**TASK STATEMENT**:
Your answer should consist solely of the lines from the one with "What Apache ECharts" through the one with "var yTicks = [0.13, 0.15, 0.17, 0.19, 0.21, 0.22];", copied exactly, endpoints included.

**MATERIAL TO PROCESS**:
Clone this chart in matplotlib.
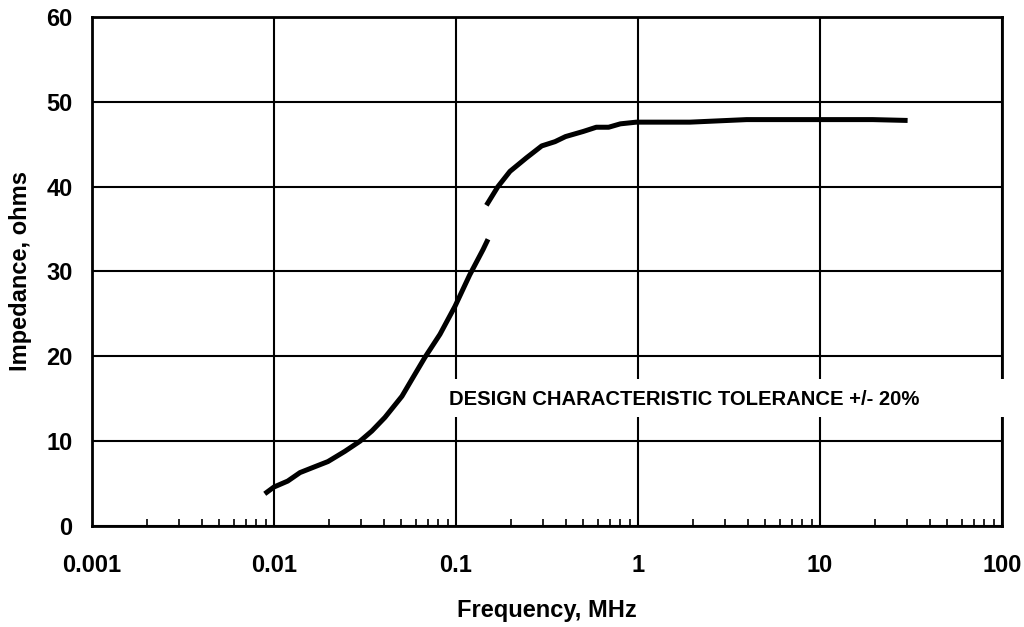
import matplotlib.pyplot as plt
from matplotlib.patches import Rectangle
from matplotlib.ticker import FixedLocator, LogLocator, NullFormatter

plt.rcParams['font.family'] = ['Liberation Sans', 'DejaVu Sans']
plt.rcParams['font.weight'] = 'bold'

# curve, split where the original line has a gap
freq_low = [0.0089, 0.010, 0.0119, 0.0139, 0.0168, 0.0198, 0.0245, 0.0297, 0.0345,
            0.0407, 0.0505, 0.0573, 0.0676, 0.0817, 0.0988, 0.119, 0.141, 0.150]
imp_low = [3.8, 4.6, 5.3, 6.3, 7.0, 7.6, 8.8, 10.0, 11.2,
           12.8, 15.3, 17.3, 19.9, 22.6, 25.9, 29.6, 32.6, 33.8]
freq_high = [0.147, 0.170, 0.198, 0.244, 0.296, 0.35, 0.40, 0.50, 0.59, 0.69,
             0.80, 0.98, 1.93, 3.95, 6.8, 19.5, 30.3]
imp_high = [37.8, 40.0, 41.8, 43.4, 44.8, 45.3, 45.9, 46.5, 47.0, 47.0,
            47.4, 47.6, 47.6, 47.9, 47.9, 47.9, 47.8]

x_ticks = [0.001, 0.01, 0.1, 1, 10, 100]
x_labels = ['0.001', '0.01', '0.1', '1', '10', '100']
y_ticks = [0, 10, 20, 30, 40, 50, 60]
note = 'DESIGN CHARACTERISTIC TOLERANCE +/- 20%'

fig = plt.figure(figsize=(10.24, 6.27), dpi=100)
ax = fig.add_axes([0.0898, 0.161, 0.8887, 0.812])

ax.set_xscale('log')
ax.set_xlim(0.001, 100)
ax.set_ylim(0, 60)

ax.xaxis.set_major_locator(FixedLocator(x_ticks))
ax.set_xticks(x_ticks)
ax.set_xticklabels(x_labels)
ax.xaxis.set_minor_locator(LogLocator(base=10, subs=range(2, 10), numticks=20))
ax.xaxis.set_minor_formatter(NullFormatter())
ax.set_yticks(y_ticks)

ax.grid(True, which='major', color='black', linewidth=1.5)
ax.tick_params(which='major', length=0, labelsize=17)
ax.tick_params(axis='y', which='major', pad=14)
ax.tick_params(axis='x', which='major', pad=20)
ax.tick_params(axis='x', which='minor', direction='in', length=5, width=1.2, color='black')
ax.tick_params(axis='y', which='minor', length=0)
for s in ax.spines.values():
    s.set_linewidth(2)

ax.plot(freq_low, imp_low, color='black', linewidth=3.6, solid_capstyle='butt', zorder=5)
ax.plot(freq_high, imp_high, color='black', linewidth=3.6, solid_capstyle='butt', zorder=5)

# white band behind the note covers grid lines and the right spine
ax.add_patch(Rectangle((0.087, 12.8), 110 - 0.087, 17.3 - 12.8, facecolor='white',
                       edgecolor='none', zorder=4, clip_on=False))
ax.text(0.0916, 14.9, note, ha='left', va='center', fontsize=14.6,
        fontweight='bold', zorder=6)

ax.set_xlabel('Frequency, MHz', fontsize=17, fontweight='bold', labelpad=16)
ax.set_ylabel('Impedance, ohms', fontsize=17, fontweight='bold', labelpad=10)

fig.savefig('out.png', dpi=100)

--

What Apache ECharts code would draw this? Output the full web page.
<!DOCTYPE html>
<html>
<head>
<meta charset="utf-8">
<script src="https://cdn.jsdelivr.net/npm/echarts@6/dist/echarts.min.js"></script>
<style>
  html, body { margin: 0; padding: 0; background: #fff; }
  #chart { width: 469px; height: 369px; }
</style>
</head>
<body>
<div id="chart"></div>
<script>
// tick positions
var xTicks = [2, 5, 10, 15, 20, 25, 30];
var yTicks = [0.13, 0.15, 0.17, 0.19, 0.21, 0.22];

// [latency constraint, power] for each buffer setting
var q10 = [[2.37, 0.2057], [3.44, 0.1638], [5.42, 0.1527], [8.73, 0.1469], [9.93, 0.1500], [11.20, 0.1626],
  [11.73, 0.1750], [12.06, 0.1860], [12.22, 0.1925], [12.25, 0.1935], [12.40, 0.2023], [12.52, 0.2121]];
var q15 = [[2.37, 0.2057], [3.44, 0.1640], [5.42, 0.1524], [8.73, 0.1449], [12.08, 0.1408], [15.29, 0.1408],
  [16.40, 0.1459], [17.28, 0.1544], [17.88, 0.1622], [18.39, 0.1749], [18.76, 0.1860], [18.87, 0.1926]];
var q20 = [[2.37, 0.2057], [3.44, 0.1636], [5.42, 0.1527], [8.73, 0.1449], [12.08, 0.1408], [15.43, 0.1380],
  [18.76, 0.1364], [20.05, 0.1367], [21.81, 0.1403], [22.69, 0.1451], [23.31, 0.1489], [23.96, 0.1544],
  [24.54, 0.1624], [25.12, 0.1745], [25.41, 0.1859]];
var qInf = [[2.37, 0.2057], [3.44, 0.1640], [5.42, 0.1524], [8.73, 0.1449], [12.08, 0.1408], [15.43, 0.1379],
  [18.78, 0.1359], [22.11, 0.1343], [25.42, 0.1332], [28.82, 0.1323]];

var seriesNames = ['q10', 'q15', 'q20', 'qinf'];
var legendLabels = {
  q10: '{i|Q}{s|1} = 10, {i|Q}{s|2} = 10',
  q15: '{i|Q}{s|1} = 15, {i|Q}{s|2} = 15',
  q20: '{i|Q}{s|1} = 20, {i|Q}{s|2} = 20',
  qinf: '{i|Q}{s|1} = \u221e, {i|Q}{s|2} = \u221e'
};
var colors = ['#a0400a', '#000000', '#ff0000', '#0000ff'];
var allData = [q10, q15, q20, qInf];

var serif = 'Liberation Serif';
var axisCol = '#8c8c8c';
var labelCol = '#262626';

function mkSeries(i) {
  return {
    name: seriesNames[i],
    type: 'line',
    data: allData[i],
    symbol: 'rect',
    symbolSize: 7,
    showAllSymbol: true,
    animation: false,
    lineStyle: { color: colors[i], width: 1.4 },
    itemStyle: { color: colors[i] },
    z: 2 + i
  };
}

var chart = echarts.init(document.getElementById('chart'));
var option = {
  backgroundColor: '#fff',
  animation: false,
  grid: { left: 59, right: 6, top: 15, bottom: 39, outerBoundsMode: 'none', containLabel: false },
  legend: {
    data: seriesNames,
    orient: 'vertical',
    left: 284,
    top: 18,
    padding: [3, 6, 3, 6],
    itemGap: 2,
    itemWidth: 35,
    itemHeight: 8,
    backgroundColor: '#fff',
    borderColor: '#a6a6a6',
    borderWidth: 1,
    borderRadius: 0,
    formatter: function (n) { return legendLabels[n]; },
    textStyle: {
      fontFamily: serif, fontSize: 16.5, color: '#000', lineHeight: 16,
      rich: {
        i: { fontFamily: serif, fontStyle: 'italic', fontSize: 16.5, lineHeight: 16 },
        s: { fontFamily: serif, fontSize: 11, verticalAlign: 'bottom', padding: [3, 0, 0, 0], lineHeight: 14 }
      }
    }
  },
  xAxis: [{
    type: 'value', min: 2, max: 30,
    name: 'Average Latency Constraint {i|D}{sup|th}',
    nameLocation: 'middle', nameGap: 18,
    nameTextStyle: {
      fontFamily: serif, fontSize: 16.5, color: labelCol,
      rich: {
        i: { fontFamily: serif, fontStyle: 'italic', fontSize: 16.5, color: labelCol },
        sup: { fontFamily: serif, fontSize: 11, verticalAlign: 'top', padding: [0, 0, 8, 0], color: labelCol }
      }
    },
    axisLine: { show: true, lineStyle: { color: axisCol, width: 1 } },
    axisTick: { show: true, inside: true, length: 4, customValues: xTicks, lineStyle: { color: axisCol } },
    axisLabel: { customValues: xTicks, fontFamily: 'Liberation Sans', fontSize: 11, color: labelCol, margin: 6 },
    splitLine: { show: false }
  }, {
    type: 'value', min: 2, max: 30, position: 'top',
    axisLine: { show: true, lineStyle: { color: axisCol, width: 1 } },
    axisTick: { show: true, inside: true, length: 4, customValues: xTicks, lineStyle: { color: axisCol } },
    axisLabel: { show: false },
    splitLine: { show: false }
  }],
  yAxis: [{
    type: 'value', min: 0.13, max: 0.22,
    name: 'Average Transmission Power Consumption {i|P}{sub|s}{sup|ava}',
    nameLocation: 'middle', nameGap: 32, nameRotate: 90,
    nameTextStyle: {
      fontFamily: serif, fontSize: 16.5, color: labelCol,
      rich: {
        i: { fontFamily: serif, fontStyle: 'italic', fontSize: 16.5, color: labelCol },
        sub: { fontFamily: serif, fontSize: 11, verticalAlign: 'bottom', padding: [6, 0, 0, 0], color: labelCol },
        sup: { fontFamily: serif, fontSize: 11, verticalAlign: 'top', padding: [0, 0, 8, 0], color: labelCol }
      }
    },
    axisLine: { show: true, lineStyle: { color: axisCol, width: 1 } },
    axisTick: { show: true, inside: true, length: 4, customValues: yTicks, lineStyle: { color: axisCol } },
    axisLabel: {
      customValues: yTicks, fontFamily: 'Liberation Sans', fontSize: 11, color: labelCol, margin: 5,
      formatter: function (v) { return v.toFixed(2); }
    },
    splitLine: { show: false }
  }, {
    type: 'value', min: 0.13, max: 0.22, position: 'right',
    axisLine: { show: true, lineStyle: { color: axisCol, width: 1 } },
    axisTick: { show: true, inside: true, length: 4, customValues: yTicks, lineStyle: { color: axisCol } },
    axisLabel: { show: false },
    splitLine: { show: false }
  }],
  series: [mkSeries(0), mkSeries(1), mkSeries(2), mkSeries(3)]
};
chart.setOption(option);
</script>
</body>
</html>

**TASK RESPONSE**:
What Apache ECharts code would draw this? Output the full web page.
<!DOCTYPE html>
<html>
<head>
<meta charset="utf-8">
<script src="https://cdn.jsdelivr.net/npm/echarts@6/dist/echarts.min.js"></script>
<style>
  html, body { margin: 0; padding: 0; background: #fff; }
  #chart { width: 469px; height: 369px; }
</style>
</head>
<body>
<div id="chart"></div>
<script>
// tick positions
var xTicks = [2, 5, 10, 15, 20, 25, 30];
var yTicks = [0.13, 0.15, 0.17, 0.19, 0.21, 0.22];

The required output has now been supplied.